Write out the listing, please, but only from its first line through the line containing "const yTicks = [-5, 0, 5, 10, 15, 20];", exactly as given and without pictures.
..............................
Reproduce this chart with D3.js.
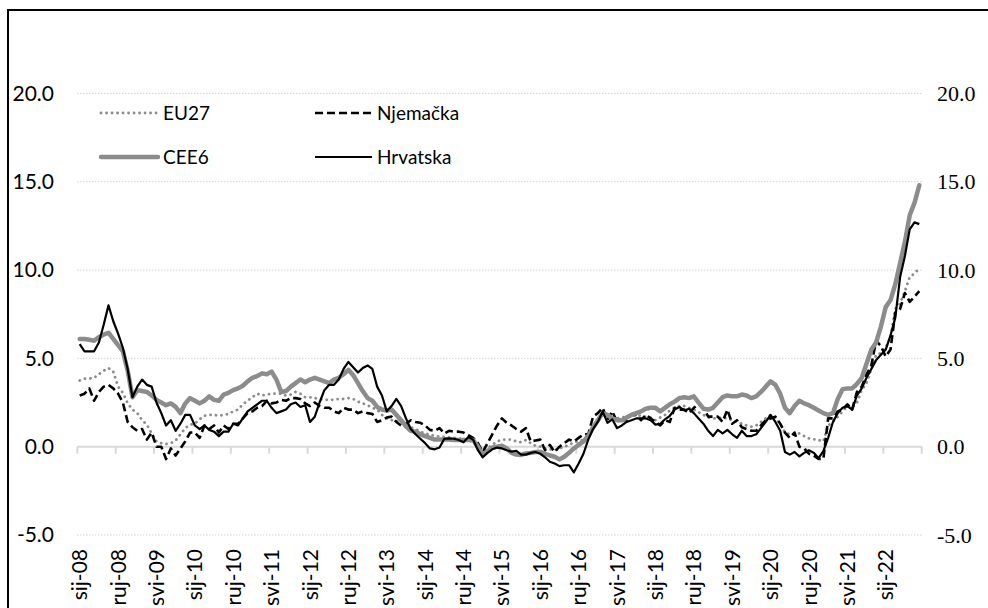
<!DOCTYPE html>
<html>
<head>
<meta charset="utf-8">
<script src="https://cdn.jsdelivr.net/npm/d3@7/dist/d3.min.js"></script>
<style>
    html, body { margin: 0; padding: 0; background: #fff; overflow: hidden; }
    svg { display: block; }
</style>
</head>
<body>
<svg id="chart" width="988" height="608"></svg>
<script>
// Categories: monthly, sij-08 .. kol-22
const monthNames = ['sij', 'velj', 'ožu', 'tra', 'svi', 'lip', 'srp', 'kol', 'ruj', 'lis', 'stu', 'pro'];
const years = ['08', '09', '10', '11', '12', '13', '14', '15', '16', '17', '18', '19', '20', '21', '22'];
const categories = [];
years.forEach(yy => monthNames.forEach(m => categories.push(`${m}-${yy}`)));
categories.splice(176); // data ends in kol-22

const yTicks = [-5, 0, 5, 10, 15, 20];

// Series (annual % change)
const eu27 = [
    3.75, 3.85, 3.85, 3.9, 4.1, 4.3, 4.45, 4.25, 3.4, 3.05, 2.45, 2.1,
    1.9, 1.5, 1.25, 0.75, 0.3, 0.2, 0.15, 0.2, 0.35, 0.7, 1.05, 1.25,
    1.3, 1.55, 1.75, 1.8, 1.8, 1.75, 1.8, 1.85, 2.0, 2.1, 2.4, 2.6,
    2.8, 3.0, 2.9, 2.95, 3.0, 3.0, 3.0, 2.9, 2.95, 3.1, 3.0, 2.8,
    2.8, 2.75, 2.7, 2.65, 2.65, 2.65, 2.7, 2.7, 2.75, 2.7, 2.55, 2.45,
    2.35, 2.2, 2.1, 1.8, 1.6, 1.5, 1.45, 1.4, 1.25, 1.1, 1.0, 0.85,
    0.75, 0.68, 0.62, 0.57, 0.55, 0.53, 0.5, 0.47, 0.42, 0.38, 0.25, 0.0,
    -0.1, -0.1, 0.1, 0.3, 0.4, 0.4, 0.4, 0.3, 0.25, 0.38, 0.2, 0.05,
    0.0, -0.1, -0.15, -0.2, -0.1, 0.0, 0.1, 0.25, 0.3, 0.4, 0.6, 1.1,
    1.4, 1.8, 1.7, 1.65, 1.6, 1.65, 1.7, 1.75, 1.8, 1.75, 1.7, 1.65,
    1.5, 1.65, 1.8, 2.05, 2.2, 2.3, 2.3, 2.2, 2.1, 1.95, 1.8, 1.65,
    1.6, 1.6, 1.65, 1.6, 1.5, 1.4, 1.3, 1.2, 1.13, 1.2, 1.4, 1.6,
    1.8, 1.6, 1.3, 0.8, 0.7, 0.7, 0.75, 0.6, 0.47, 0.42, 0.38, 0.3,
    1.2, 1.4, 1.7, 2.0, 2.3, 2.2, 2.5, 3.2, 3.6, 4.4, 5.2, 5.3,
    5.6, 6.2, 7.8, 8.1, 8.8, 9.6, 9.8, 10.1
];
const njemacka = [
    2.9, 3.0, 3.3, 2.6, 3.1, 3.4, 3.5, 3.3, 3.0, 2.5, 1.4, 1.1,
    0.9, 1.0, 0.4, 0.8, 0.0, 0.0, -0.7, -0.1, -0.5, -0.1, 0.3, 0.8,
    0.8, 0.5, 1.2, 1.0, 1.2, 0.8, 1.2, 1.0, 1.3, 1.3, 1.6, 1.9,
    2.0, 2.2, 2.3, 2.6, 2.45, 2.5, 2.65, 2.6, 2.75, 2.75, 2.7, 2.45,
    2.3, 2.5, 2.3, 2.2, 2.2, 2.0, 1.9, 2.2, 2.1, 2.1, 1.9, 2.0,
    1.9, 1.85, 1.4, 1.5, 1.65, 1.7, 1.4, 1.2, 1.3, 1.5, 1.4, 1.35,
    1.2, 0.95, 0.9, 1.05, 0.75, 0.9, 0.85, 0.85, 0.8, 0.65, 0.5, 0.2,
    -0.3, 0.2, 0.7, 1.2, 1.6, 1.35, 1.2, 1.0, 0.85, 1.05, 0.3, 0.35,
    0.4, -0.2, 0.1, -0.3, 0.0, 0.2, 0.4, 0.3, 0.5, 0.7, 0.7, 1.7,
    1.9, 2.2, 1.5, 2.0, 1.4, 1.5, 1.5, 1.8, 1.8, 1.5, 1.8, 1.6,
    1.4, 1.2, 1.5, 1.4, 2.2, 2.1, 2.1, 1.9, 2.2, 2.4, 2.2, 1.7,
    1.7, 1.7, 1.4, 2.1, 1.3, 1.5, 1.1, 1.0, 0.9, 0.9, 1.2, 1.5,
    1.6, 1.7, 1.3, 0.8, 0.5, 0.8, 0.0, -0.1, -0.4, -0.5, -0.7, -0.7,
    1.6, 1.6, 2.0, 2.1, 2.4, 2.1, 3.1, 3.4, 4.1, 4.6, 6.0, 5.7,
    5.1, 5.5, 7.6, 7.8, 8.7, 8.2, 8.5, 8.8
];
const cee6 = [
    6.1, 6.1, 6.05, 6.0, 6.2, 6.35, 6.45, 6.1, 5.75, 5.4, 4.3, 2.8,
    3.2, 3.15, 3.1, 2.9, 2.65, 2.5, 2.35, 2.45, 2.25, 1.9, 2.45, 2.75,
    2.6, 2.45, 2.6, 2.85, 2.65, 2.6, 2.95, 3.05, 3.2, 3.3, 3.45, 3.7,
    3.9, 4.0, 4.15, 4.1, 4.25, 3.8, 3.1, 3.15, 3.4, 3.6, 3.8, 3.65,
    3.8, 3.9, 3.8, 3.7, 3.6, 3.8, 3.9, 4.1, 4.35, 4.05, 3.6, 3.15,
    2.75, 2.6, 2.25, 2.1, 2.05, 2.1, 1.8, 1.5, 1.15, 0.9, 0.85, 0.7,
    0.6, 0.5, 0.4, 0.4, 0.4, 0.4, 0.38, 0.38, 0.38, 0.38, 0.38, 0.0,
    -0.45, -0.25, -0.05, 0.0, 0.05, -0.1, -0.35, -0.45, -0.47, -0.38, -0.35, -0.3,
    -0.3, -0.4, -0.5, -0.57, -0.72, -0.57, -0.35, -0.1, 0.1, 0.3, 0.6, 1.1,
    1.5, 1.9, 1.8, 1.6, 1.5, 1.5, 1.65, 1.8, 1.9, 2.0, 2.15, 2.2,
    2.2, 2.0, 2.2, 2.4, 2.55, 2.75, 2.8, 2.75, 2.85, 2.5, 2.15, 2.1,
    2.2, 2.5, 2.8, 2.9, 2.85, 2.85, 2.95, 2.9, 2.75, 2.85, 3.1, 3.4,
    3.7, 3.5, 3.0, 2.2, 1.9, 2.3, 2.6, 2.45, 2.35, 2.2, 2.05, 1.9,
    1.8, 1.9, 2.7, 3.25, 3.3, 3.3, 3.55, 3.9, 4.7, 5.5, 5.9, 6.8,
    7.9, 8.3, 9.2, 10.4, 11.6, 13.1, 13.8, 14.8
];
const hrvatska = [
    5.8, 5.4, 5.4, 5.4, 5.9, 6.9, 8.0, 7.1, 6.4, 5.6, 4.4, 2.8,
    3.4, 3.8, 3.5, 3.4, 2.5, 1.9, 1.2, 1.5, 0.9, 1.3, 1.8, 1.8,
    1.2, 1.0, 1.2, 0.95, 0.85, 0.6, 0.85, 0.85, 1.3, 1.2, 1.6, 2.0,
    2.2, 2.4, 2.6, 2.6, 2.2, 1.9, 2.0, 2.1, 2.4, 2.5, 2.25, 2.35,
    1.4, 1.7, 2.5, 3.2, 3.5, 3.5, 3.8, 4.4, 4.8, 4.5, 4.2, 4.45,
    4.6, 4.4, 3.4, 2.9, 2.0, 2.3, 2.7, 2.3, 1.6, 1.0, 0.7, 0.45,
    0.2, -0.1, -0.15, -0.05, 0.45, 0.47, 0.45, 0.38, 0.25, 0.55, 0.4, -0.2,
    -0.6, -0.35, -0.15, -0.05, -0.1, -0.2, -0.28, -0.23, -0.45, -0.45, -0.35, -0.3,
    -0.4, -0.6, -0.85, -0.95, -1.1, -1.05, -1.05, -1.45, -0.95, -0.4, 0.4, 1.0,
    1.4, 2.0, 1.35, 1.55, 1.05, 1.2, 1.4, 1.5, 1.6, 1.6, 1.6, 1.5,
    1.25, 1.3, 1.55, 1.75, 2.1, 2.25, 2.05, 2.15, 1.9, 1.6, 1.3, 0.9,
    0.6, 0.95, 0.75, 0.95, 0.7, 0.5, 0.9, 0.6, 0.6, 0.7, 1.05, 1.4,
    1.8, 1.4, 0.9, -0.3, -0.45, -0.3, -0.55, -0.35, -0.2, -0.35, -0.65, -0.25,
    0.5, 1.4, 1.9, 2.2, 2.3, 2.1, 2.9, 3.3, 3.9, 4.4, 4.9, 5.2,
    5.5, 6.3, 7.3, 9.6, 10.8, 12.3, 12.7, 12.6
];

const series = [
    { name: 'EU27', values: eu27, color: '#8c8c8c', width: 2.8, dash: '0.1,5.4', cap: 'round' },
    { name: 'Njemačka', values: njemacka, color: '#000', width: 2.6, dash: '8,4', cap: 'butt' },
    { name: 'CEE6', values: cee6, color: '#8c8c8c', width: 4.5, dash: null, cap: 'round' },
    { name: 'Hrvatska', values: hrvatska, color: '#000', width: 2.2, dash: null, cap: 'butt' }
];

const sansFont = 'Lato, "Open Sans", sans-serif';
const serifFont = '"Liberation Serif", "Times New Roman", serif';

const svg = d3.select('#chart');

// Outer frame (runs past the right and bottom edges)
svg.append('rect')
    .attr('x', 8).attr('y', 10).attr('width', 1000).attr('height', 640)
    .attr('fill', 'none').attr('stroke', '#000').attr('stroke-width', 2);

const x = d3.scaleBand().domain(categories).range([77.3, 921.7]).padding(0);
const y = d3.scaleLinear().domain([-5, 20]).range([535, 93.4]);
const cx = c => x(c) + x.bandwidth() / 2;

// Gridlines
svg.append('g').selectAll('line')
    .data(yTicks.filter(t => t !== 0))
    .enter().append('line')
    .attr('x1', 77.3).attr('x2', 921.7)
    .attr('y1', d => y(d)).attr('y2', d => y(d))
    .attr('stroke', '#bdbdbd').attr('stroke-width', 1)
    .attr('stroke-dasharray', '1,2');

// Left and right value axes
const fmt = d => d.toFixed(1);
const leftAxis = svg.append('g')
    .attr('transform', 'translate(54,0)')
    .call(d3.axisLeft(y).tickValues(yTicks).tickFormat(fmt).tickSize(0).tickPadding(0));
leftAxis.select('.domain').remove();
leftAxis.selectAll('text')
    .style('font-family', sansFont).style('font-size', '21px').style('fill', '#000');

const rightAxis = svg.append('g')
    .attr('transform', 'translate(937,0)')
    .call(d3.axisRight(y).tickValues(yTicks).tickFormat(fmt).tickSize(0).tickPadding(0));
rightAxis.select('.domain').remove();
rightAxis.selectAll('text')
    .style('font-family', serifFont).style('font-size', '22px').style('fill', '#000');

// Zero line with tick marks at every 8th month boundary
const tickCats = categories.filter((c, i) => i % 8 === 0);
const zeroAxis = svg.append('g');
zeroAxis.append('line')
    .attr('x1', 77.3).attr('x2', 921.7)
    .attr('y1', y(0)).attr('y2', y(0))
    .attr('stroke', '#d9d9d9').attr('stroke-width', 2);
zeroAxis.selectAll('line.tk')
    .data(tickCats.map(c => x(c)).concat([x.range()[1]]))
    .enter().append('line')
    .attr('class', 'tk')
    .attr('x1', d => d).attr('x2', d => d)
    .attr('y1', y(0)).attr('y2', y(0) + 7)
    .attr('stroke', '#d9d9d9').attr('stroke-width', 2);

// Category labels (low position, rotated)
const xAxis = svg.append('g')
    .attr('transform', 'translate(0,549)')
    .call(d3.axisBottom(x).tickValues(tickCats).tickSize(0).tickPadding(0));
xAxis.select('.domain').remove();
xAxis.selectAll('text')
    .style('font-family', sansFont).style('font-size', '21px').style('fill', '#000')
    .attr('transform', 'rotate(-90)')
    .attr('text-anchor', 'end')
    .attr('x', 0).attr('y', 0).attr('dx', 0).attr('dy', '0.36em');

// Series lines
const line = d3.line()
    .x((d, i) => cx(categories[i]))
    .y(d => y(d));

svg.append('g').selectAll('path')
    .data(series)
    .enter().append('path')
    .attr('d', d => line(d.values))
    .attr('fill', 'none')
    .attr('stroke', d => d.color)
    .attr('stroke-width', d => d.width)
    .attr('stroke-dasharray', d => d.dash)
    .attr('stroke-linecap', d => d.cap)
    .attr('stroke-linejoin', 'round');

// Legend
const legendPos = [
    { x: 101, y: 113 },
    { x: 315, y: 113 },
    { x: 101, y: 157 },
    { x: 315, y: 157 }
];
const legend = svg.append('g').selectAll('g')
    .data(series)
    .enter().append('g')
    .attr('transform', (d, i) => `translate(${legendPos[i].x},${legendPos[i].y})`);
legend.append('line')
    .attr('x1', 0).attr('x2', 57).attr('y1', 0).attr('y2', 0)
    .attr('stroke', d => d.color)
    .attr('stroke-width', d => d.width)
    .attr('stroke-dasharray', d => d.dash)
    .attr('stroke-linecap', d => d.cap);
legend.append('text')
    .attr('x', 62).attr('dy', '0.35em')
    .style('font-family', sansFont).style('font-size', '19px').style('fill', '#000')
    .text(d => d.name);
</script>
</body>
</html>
..............................
■ ANSWER IN FULL
Reproduce this chart with D3.js.
<!DOCTYPE html>
<html>
<head>
<meta charset="utf-8">
<script src="https://cdn.jsdelivr.net/npm/d3@7/dist/d3.min.js"></script>
<style>
    html, body { margin: 0; padding: 0; background: #fff; overflow: hidden; }
    svg { display: block; }
</style>
</head>
<body>
<svg id="chart" width="988" height="608"></svg>
<script>
// Categories: monthly, sij-08 .. kol-22
const monthNames = ['sij', 'velj', 'ožu', 'tra', 'svi', 'lip', 'srp', 'kol', 'ruj', 'lis', 'stu', 'pro'];
const years = ['08', '09', '10', '11', '12', '13', '14', '15', '16', '17', '18', '19', '20', '21', '22'];
const categories = [];
years.forEach(yy => monthNames.forEach(m => categories.push(`${m}-${yy}`)));
categories.splice(176); // data ends in kol-22

const yTicks = [-5, 0, 5, 10, 15, 20];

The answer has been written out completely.